Réponse (CC) : En fait, j’aborderais le sujet des connaissances dans un premier temps, plutôt que celui des compétences. Selon moi, les connaissances prioritaires à avoir sont :

  • Les types de problématiques qui peuvent se résoudre par une solution numérique.
  • Les grandes familles de solutions numériques sur le marché, les types de fonctionnalités offertes par ces solutions et les problématiques qui pourraient être adressées par celles-ci.
  • Éventuellement, les avancées technologiques en matière de technologie d’information/technologie opérationnelle et les problématiques qu’elles peuvent adresser.

Évidemment, ces connaissances seront plus ou moins approfondies selon le rôle des ressources de l’entreprise et le niveau de maturité numérique. La compétence résultante devrait être la suivante : être en mesure de cibler les opportunités d’amélioration avec son contexte d’entreprise, pour ensuite avoir une idée des pistes de solutions qui seraient en mesure de les adresser. Cette compétence permettra de répondre à la fameuse question que plusieurs entreprises se posent : par où devrais-je commencer ? Elle permettra d’identifier les autres compétences afin d’aller plus loin dans la démarche, internes ou externes.

Enfin, des compétences en gestion de portfolio de projets technologiques, en gestion de projets technologiques et en gestion du changement, proportionnel à la taille de l’entreprise, sont également de mise.

Question 7 (LNR) : En conclusion Corinne, pourquoi vous nous conseillez de suivre la formation Leader en transformation numérique ?

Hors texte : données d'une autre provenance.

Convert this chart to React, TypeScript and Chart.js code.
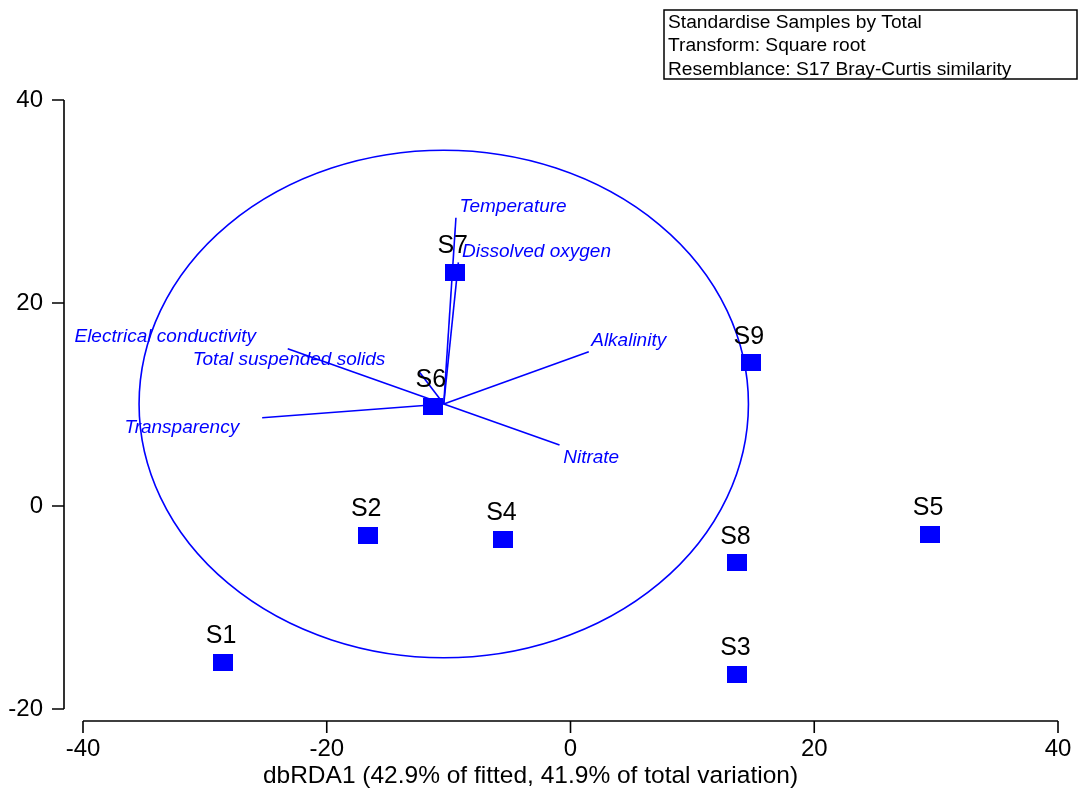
import React, { useEffect, useRef } from "react";
import { Chart, registerables } from "chart.js";

Chart.register(...registerables);

const sampleNames = ["S1", "S2", "S3", "S4", "S5", "S6", "S7", "S8", "S9"];
const sampleX = [-28.5, -16.6, 13.7, -5.5, 29.5, -11.3, -9.5, 13.7, 14.8];
const sampleY = [-15.4, -2.9, -16.6, -3.3, -2.8, 9.8, 23.0, -5.6, 14.1];

const vectorNames = [
  "Temperature",
  "Dissolved oxygen",
  "Electrical conductivity",
  "Total suspended solids",
  "Transparency",
  "Alkalinity",
  "Nitrate",
];
const vectorX = [-9.4, -9.2, -23.2, -12.4, -25.3, 1.5, -0.9];
const vectorY = [28.4, 24.0, 15.5, 13.2, 8.7, 15.2, 6.0];
const vectorLabelX = [-9.1, -8.9, -40.7, -31.0, -36.6, 1.7, -0.6];
const vectorLabelY = [29.5, 25.1, 16.7, 14.45, 7.7, 16.3, 4.8];
const vectorOrigin = { x: -10.4, y: 10.05 };
const circleRadius = 25;

const xTicks = [-40, -20, 0, 20, 40];
const yTicks = [-20, 0, 20, 40];
const xTitle = "dbRDA1 (42.9% of fitted, 41.9% of total variation)";
const infoLines = [
  "Standardise Samples by Total",
  "Transform: Square root",
  "Resemblance: S17 Bray-Curtis similarity",
];

const BLUE = "#0000ff";
const FONT = "'Liberation Sans', Arial, sans-serif";

export default function App() {
  const ref = useRef<HTMLCanvasElement | null>(null);

  useEffect(() => {
    const canvas = ref.current;
    if (!canvas) return;

    const marker = document.createElement("canvas");
    marker.width = 20;
    marker.height = 17;
    const mctx = marker.getContext("2d")!;
    mctx.fillStyle = BLUE;
    mctx.fillRect(0, 0, 20, 17);

    const decor = {
      id: "decor",
      beforeDatasetsDraw(chart: any) {
        const ctx = chart.ctx;
        const xs = chart.scales.x;
        const ys = chart.scales.y;
        const cx = xs.getPixelForValue(vectorOrigin.x);
        const cy = ys.getPixelForValue(vectorOrigin.y);
        const rx = Math.abs(xs.getPixelForValue(vectorOrigin.x + circleRadius) - cx);
        const ry = Math.abs(ys.getPixelForValue(vectorOrigin.y + circleRadius) - cy);
        ctx.save();
        ctx.strokeStyle = BLUE;
        ctx.lineWidth = 1.6;
        ctx.beginPath();
        ctx.ellipse(cx, cy, rx, ry, 0, 0, Math.PI * 2);
        ctx.stroke();
        ctx.restore();
      },
      afterDatasetsDraw(chart: any) {
        const ctx = chart.ctx;
        const xs = chart.scales.x;
        const ys = chart.scales.y;
        const area = chart.chartArea;
        ctx.save();
        // vector labels
        ctx.fillStyle = BLUE;
        ctx.font = `italic 19px ${FONT}`;
        ctx.textAlign = "left";
        ctx.textBaseline = "middle";
        vectorNames.forEach((n, i) => {
          ctx.fillText(n, xs.getPixelForValue(vectorLabelX[i]), ys.getPixelForValue(vectorLabelY[i]));
        });
        // sample labels
        ctx.fillStyle = "#000";
        ctx.font = `25px ${FONT}`;
        ctx.textAlign = "center";
        sampleNames.forEach((n, i) => {
          ctx.fillText(n, xs.getPixelForValue(sampleX[i]) - 2, ys.getPixelForValue(sampleY[i]) - 26);
        });
        // axes
        ctx.strokeStyle = "#000";
        ctx.lineWidth = 1.6;
        const yAxisX = area.left - 19;
        const yTop = ys.getPixelForValue(yTicks[yTicks.length - 1]);
        const yBot = ys.getPixelForValue(yTicks[0]);
        ctx.beginPath();
        ctx.moveTo(yAxisX, yTop);
        ctx.lineTo(yAxisX, yBot);
        yTicks.forEach((t) => {
          const p = ys.getPixelForValue(t);
          ctx.moveTo(yAxisX, p);
          ctx.lineTo(yAxisX - 12, p);
        });
        const xAxisY = area.bottom + 12;
        const xL = xs.getPixelForValue(xTicks[0]);
        const xR = xs.getPixelForValue(xTicks[xTicks.length - 1]);
        ctx.moveTo(xL, xAxisY);
        ctx.lineTo(xR, xAxisY);
        xTicks.forEach((t) => {
          const p = xs.getPixelForValue(t);
          ctx.moveTo(p, xAxisY);
          ctx.lineTo(p, xAxisY + 12);
        });
        ctx.stroke();
        ctx.fillStyle = "#000";
        ctx.font = `24px ${FONT}`;
        ctx.textAlign = "right";
        ctx.textBaseline = "middle";
        yTicks.forEach((t) => {
          ctx.fillText(String(t), yAxisX - 21, ys.getPixelForValue(t));
        });
        ctx.textAlign = "center";
        xTicks.forEach((t) => {
          ctx.fillText(String(t), xs.getPixelForValue(t), xAxisY + 28);
        });
        ctx.font = `24.5px ${FONT}`;
        ctx.fillText(xTitle, (xL + xR) / 2 - 40, xAxisY + 55);
        // info box
        ctx.lineWidth = 1.5;
        ctx.strokeRect(664, 10, 413, 69);
        ctx.font = `19.2px ${FONT}`;
        ctx.textAlign = "left";
        infoLines.forEach((l, i) => {
          ctx.fillText(l, 668, 22.5 + i * 23.5);
        });
        ctx.restore();
      },
    };

    const vectorDatasets = vectorNames.map((n, i) => ({
      type: "line" as const,
      label: n,
      data: [
        { x: vectorOrigin.x, y: vectorOrigin.y },
        { x: vectorX[i], y: vectorY[i] },
      ],
      borderColor: BLUE,
      borderWidth: 1.6,
      pointRadius: 0,
      showLine: true,
      fill: false,
      order: 2,
    }));

    const chart = new Chart(canvas, {
      type: "scatter",
      data: {
        datasets: [
          {
            label: "Samples",
            data: sampleX.map((x, i) => ({ x, y: sampleY[i] })),
            pointStyle: marker as any,
            pointRadius: 10,
            backgroundColor: BLUE,
            borderColor: BLUE,
            order: 1,
          } as any,
          ...vectorDatasets,
        ],
      },
      options: {
        responsive: false,
        animation: false,
        layout: { padding: { left: 83, right: 24, top: 100, bottom: 84 } },
        plugins: { legend: { display: false }, tooltip: { enabled: false } },
        scales: {
          x: { type: "linear", min: -40, max: 40, display: false },
          y: { type: "linear", min: -20, max: 40, display: false },
        },
      },
      plugins: [decor],
    });

    return () => chart.destroy();
  }, []);

  return (
    <div style={{ position: "fixed", left: 0, top: 0, width: 1082, height: 793, background: "#fff" }}>
      <canvas ref={ref} width={1082} height={793} style={{ display: "block" }} />
    </div>
  );
}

Réponse (CC) La formation (de 56 heures en 8 modules de 7 heures) permet d’acquérir plusieurs connaissances et compétences pour bien entamer sa transformation numérique, dont celles prioritaires. Elle permet au participant de comprendre le rôle du leader en transformation numérique et fournit les outils de base afin de s’approprier ce rôle, et ce, en considérant tous les aspects d’une démarche de transformation numérique tels que l’alignement stratégique, la gestion du changement, la gestion du portfolio, le pilotage des projets, la révision des processus, en plus des notions technologiques nécessaires pour avoir une meilleure vue du potentiel des différentes solutions numériques, des écueils à éviter et des outils disponibles sur le marché.